Desde ya toda denuncia con mínima verosimilitud y prueba debe investigarse, con independencia de quien sea el imputado, pero la intención de descalificar el conjunto de las investigaciones de corrupción no resiste el menor análisis lógico
En cambio sí cabe, por ejemplo, preguntarse por el contraste entre nuestra Justicia y la de Brasil. Indagar porqué en el Lava Jato –además de cientos de condenas penales confirmadas- se ha logrado avanzar hacia la recuperación de más de 3.000 millones de dólares robados en los actos corruptos investigados, mayoritariamente mediante acuerdos celebrados con los arrepentidos para que los devuelvan e indemnicen los daños causados, mientras que aquí poco y nada se ha hecho para seguir la ruta del dinero y ejercer el derecho a recuperar lo robado. Es urgente al respecto aplicar la extinción de dominio sancionada mediante decreto de necesidad y urgencia que el Congreso debe ahora considerar, asumiendo la responsabilidad que le cabe por los años de demora en sancionarla por ley.
También cabe plantearse porqué en casi todos los países donde Odebrecht desarrolló su actividad en base a la corrupción existen ya condenas que involucran incluso a ex presidentes mientras que en la Argentina no hay una sola de esas causas –las vinculadas con negocios de Odebrecht- que haya tenido avances mínimamente significativos y ni siquiera podemos contar con las pruebas contundentes obtenidas por la justicia brasileña.

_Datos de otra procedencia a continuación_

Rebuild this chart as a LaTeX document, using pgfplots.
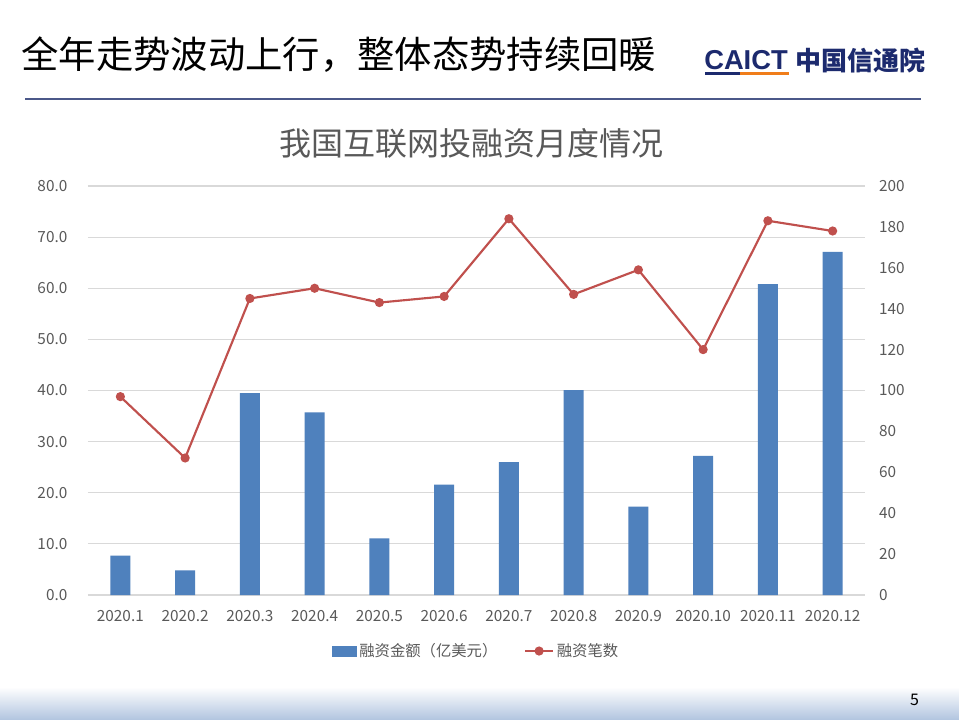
\documentclass[border=0pt]{standalone}
\usepackage{fontspec}
\setmainfont{Noto Sans CJK SC}
\newfontfamily\logofont{Liberation Sans}
\usepackage{pgfplots}
\pgfplotsset{compat=1.18}
\definecolor{barblue}{HTML}{4F81BD}
\definecolor{linered}{HTML}{C0504D}
\definecolor{tickgray}{HTML}{595959}
\definecolor{gridgray}{HTML}{D9D9D9}
\definecolor{hdrline}{HTML}{4B5889}
\definecolor{navy}{HTML}{1C2A6E}
\definecolor{logoorange}{HTML}{F07D1A}
\definecolor{footblue}{HTML}{B3C6E0}
\begin{document}
\begin{tikzpicture}
% page
\fill[white] (0,0) rectangle (719.25pt,539.25pt);
\shade[top color=white, bottom color=footblue] (0,0) rectangle (719.25pt,24pt);
\node[anchor=center, font=\fontsize{12}{14}\selectfont] at (686pt,14pt) {5};
% header
\node[anchor=west, inner sep=0pt, font=\fontsize{28}{30}\selectfont] at (16pt,498pt) {全年走势波动上行，整体态势持续回暖};
\draw[hdrline, line width=2pt] (18.75pt,465pt) -- (690.75pt,465pt);
% logo
\node[anchor=west, inner sep=0pt, text=navy, font=\logofont\bfseries\fontsize{20.5}{22}\selectfont] at (528pt,494.5pt) {CAICT};
\fill[navy] (529pt,482.8pt) rectangle (555pt,485pt);
\fill[logoorange] (555pt,482.8pt) rectangle (591.5pt,485pt);
\node[anchor=west, inner sep=0pt, text=navy, font=\bfseries\fontsize{19.5}{22}\selectfont] at (596.5pt,494pt) {中国信通院};
% chart title
\node[text=tickgray, font=\fontsize{24}{28}\selectfont] at (353.6pt,432pt) {我国互联网投融资月度情况};
\begin{axis}[
  at={(66pt,93pt)}, anchor=south west,
  scale only axis, width=582.75pt, height=306.75pt,
  xmin=-0.5, xmax=11.5, ymin=0, ymax=80,
  ytick={0,10,...,80},
  xtick={0,...,11},
  xticklabels={2020.1,2020.2,2020.3,2020.4,2020.5,2020.6,2020.7,2020.8,2020.9,2020.10,2020.11,2020.12},
  ytick pos=left, xtick pos=bottom,
  major tick length=0pt,
  axis line style={draw=none},
  ymajorgrids, grid style={gridgray, line width=0.9pt},
  yticklabel style={/pgf/number format/fixed, /pgf/number format/fixed zerofill, /pgf/number format/precision=1, xshift=-12pt},
  xticklabel style={yshift=-8pt},
  ticklabel style={font=\fontsize{11.5}{13}\selectfont, text=tickgray},
  /pgf/number format/assume math mode=true,
  ybar, bar width=15pt,
]
\addplot[fill=barblue, draw=none] coordinates {
 (0,7.7) (1,4.8) (2,39.5) (3,35.7) (4,11.1) (5,21.6)
 (6,26.0) (7,40.1) (8,17.3) (9,27.2) (10,60.8) (11,67.1)};
\end{axis}
\begin{axis}[
  at={(66pt,93pt)}, anchor=south west,
  scale only axis, width=582.75pt, height=306.75pt,
  xmin=-0.5, xmax=11.5, ymin=0, ymax=200,
  ytick={0,20,...,200},
  axis x line=none,
  axis y line*=right,
  axis line style={draw=none},
  major tick length=0pt,
  yticklabel style={xshift=7pt},
  ticklabel style={font=\fontsize{11.5}{13}\selectfont, text=tickgray},
  /pgf/number format/assume math mode=true,
  legend style={at={(0.5,-0.137)}, anchor=center, draw=none, legend columns=2,
    font=\fontsize{11.5}{13}\selectfont, text=tickgray,
    /tikz/every even column/.append style={column sep=18pt}},
]
\addlegendimage{legend image code/.code={\fill[barblue] (0pt,-3.75pt) rectangle (18pt,3.75pt);}}
\addlegendentry{融资金额（亿美元）}
\addplot[linered, line width=1.6pt, mark=*, mark size=2.6pt, mark options={fill=linered, draw=linered},
  legend image code/.code={\draw[linered, line width=1.6pt] (0pt,0pt) -- (21pt,0pt); \fill[linered] (10.5pt,0pt) circle (2.6pt);}]
 coordinates {
 (0,97) (1,67) (2,145) (3,150) (4,143) (5,146)
 (6,184) (7,147) (8,159) (9,120) (10,183) (11,178)};
\addlegendentry{融资笔数}
\end{axis}
\end{tikzpicture}
\end{document}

Debemos igualmente reclamar que el Consejo de la Magistratura investigue y juzgue la conducta de jueces acusados de proteger a algunos de los corruptos más notorios. En tal sentido peticiones como la planteada para que se juzgue y destituya al Juez Federal Luis Rodríguez en Change.org se acerca a las 50.000 firmas marcan el reclamo de la sociedad de lograr una Justicia comprometida y eficiente.

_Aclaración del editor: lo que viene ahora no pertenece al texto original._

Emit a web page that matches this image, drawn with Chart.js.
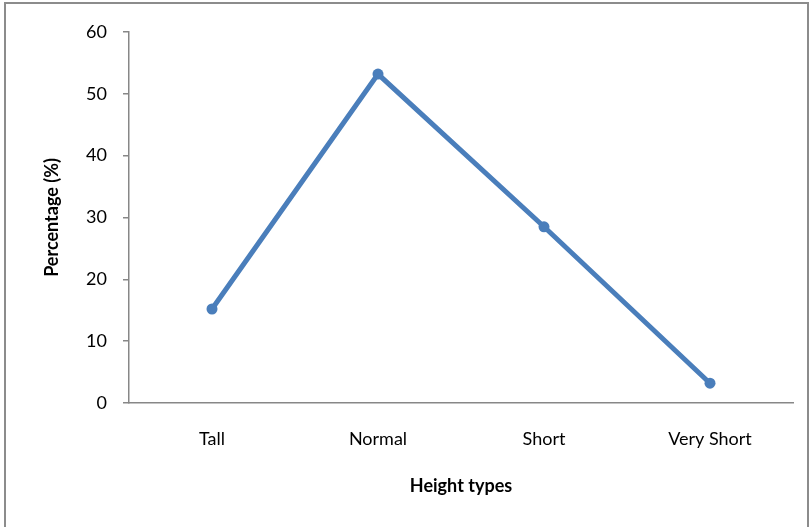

En suma, los escándalos no deben ocultar una realidad dolorosa y grave que necesitamos revertir con urgencia. Por encima de cualquier otra diferencia es preciso asumir que la corrupción, como tantas veces lo dijimos, no tiene signo político ni ideológico y que, ante los corruptos, todos los que no lo somos estamos del mismo lado, el de las víctimas.